**GIVEN INFORMATION**
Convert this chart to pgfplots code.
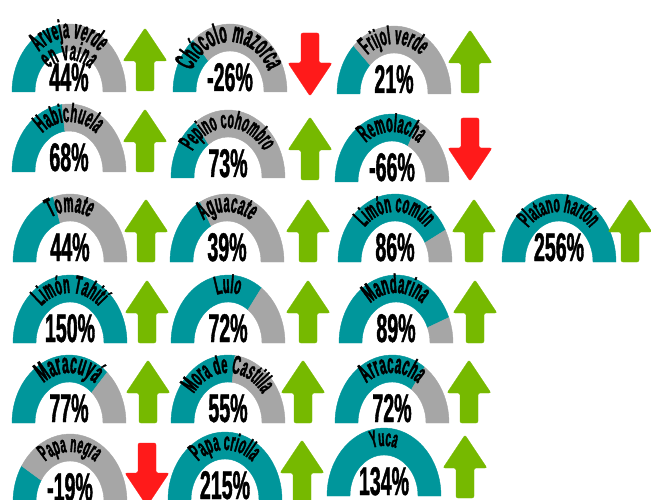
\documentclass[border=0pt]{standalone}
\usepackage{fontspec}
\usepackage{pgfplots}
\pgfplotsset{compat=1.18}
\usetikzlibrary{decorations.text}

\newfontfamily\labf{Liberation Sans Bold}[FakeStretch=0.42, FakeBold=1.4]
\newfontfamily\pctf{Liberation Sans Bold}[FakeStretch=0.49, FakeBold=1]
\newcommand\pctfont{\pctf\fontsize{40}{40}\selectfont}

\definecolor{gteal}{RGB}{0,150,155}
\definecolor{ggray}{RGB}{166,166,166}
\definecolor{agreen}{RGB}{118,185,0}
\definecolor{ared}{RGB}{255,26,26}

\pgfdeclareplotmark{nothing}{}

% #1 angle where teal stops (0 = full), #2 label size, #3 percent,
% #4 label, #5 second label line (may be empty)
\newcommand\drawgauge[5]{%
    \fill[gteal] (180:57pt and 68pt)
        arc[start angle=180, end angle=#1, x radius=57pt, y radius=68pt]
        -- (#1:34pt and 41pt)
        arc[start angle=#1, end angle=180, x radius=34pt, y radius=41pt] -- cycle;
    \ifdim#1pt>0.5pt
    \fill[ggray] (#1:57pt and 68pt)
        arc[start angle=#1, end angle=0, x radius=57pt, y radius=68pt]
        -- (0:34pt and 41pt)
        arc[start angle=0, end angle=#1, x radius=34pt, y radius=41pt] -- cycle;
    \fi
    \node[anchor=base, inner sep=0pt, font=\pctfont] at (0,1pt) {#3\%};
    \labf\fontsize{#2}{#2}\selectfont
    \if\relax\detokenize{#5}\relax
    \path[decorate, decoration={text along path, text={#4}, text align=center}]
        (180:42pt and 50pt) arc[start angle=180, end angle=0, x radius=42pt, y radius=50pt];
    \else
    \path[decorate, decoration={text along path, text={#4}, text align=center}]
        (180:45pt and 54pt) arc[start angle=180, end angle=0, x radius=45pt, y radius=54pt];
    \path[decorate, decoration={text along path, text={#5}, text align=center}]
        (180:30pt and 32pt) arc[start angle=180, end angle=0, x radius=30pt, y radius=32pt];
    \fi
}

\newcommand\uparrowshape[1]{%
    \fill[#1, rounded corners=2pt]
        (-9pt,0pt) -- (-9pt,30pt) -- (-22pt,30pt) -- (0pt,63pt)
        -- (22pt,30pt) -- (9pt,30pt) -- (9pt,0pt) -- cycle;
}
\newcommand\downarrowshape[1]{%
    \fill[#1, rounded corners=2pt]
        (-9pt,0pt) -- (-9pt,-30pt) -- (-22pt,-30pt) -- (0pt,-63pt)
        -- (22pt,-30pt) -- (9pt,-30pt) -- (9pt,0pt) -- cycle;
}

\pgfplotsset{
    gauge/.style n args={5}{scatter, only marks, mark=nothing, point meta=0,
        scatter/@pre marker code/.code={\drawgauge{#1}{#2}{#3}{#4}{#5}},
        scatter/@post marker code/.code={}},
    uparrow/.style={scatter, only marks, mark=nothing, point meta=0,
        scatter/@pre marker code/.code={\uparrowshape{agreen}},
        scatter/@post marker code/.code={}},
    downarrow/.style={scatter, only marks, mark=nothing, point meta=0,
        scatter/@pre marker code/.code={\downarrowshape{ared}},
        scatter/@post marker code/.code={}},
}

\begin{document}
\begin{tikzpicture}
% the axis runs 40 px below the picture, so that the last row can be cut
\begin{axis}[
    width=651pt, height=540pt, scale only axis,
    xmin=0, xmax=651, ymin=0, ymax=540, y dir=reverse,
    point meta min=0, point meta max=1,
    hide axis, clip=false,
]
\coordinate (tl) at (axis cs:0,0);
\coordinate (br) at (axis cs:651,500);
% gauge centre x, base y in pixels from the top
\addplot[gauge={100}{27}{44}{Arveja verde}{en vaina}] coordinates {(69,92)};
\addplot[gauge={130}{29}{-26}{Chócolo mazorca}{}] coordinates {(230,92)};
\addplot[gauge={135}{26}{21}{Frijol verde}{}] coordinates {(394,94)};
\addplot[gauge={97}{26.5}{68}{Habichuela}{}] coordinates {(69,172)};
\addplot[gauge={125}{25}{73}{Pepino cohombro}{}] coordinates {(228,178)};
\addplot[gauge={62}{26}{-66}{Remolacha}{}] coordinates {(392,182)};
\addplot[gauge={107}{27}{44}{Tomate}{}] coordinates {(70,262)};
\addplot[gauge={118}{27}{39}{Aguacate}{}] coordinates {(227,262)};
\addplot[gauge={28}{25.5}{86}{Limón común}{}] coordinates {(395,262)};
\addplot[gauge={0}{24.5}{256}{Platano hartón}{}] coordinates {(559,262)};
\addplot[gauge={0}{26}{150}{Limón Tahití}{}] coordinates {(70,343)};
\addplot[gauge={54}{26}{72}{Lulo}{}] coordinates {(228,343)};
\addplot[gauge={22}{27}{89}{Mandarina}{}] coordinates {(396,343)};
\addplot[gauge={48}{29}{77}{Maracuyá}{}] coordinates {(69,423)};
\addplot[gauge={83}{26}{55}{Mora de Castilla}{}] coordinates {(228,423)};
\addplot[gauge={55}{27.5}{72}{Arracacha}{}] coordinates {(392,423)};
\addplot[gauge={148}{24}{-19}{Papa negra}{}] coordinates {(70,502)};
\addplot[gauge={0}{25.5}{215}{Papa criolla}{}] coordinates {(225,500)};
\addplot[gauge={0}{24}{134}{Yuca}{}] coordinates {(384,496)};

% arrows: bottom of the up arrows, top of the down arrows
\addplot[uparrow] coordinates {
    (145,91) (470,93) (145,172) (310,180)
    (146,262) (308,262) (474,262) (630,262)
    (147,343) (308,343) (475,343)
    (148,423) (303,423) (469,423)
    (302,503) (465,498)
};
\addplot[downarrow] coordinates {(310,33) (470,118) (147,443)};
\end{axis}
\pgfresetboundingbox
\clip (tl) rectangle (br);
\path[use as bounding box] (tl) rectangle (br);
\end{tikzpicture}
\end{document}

**YOUR OBJECTIVE**
Find the lines of the material that hold the word "code" and report their count alone.

**COMPLETE RESPONSE**
7